State and federal officials announced Friday that they were investigating the deaths of two Hawaiian monk seals on the south shore of Molokai, and a prominent Molokai advocate called on Native Hawaiians to protect the species.
A young female monk seal was found dead this week, while an older male seal was found in mid-November. Necropsies indicated that both seals appeared to have died under suspicious circumstances, and foul play could not be ruled out in either case.
Anyone with information related to the deaths is asked to call the National Oceanic and Atmospheric Administration at (800) 853-1964, or the state Department of Land and Natural Resources' Division of Conservation and Resources Enforcement at (808) 873-3990 or 643-DLNR after hours.
DLNR Chairman William Aila Jr. said he was "saddened" to hear about the deaths, especially the loss of a young female that could have helped grow the seal population.
He said monk seals are an important part of the ecosystem and must be respected as part of the "natural and cultural environment."
"The harm to one is a blow to Hawaii," he said.
Prominent Molokai advocate Walter Ritte Jr. called the deaths "a dangerous trend that must be stopped."

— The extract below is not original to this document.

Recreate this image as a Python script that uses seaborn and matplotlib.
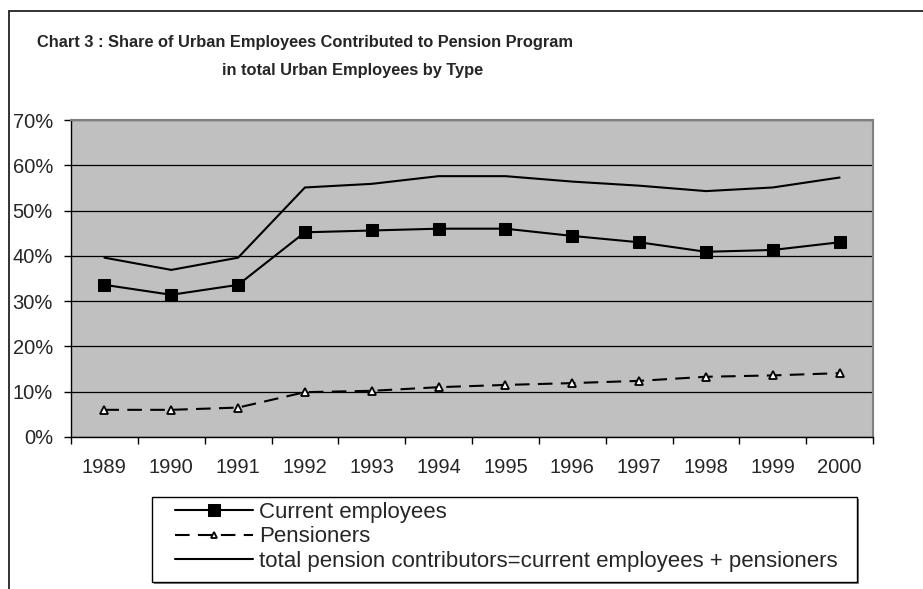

In a written statement, he said Molokai elders have said the seals are "not Hawaiian," while "young people are calling these seals an invasive species brought in by government."
Fishermen also blame the seals for depleting local fisheries, he said.
"We need to stand up for the truth," he said. "These seals are not only Hawaiian, but have been here longer than the Hawaiians."
Native Hawaiians should see monk seals as a reflection of themselves, "struggling to survive in their own lands," he said. "How we treat the seals is how we can be expected to be treated as Hawaiians in Hawaii."